> [Data shown]:
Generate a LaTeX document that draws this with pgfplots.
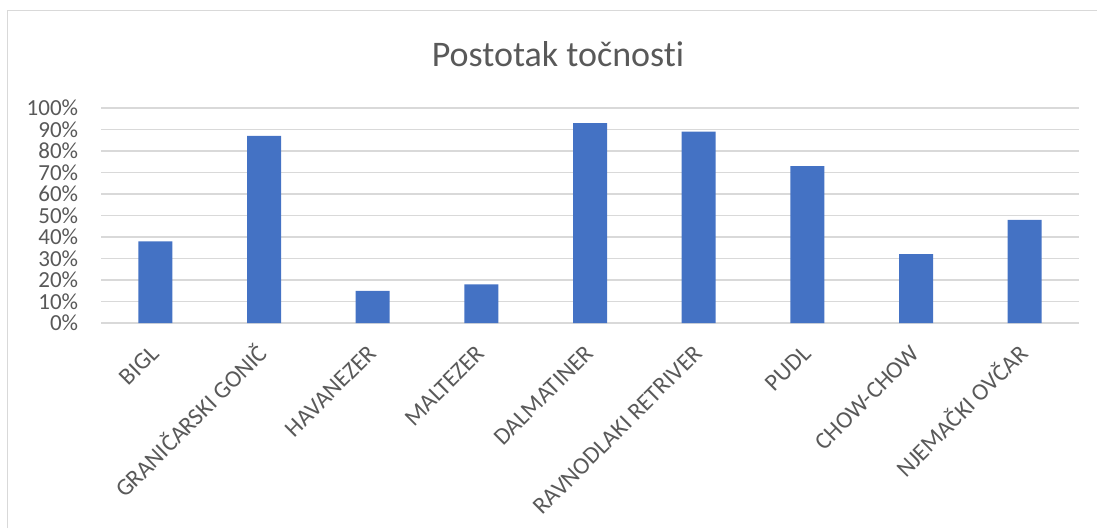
\documentclass[border=0pt]{standalone}
\usepackage{pgfplots}
\pgfplotsset{compat=1.18}
\usepackage{fontspec}
\setmainfont{Carlito}[Ligatures=NoCommon]
\definecolor{barblue}{HTML}{4472C4}
\definecolor{txtgray}{HTML}{595959}
\definecolor{gridgray}{HTML}{D9D9D9}
\begin{document}
\begin{tikzpicture}[x=1pt,y=1pt]
\useasboundingbox (0,0) rectangle (1097,528);
\draw[gridgray, line width=1pt] (7.5,0) -- (7.5,517.5) -- (1097,517.5);
\node[anchor=base, text=txtgray, font=\fontsize{36}{40}\selectfont, inner sep=0pt] at (558,461.3) {Postotak točnosti};
\begin{axis}[
  at={(101pt,205pt)}, anchor=south west,
  width=978pt, height=215pt, scale only axis,
  xmin=-0.5, xmax=8.5, ymin=0, ymax=100,
  ybar, bar width=34pt,
  xtick={0,...,8},
  xticklabels={BIGL, GRANIČARSKI GONIČ, HAVANEZER, MALTEZER, DALMATINER, RAVNODLAKI RETRIVER, PUDL, CHOW-CHOW, NJEMAČKI OVČAR},
  ytick={0,10,...,100},
  yticklabel={\pgfmathprintnumber{\tick}\%},
  /pgf/number format/assume math mode=true,
  ymajorgrids, grid style={gridgray, line width=1.3pt},
  axis line style={draw=none},
  major tick length=0pt,
  tick label style={text=txtgray, font=\fontsize{23}{24}\selectfont},
  yticklabel style={anchor=east, inner sep=0pt, xshift=-22.7pt},
  xticklabel style={font=\fontsize{24}{25}\selectfont, xshift=5pt, yshift=-32pt, rotate=45, anchor=base east, inner sep=0pt},
  clip=false,
]
\addplot[fill=barblue, draw=none] coordinates {(0,38) (1,87) (2,15) (3,18) (4,93) (5,89) (6,73) (7,32) (8,48)};
\end{axis}
\end{tikzpicture}
\end{document}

> [Directions]: Repeat the data exactly in full, omitting its pictures.

> [The completed task]:
Generate a LaTeX document that draws this with pgfplots.
\documentclass[border=0pt]{standalone}
\usepackage{pgfplots}
\pgfplotsset{compat=1.18}
\usepackage{fontspec}
\setmainfont{Carlito}[Ligatures=NoCommon]
\definecolor{barblue}{HTML}{4472C4}
\definecolor{txtgray}{HTML}{595959}
\definecolor{gridgray}{HTML}{D9D9D9}
\begin{document}
\begin{tikzpicture}[x=1pt,y=1pt]
\useasboundingbox (0,0) rectangle (1097,528);
\draw[gridgray, line width=1pt] (7.5,0) -- (7.5,517.5) -- (1097,517.5);
\node[anchor=base, text=txtgray, font=\fontsize{36}{40}\selectfont, inner sep=0pt] at (558,461.3) {Postotak točnosti};
\begin{axis}[
  at={(101pt,205pt)}, anchor=south west,
  width=978pt, height=215pt, scale only axis,
  xmin=-0.5, xmax=8.5, ymin=0, ymax=100,
  ybar, bar width=34pt,
  xtick={0,...,8},
  xticklabels={BIGL, GRANIČARSKI GONIČ, HAVANEZER, MALTEZER, DALMATINER, RAVNODLAKI RETRIVER, PUDL, CHOW-CHOW, NJEMAČKI OVČAR},
  ytick={0,10,...,100},
  yticklabel={\pgfmathprintnumber{\tick}\%},
  /pgf/number format/assume math mode=true,
  ymajorgrids, grid style={gridgray, line width=1.3pt},
  axis line style={draw=none},
  major tick length=0pt,
  tick label style={text=txtgray, font=\fontsize{23}{24}\selectfont},
  yticklabel style={anchor=east, inner sep=0pt, xshift=-22.7pt},
  xticklabel style={font=\fontsize{24}{25}\selectfont, xshift=5pt, yshift=-32pt, rotate=45, anchor=base east, inner sep=0pt},
  clip=false,
]
\addplot[fill=barblue, draw=none] coordinates {(0,38) (1,87) (2,15) (3,18) (4,93) (5,89) (6,73) (7,32) (8,48)};
\end{axis}
\end{tikzpicture}
\end{document}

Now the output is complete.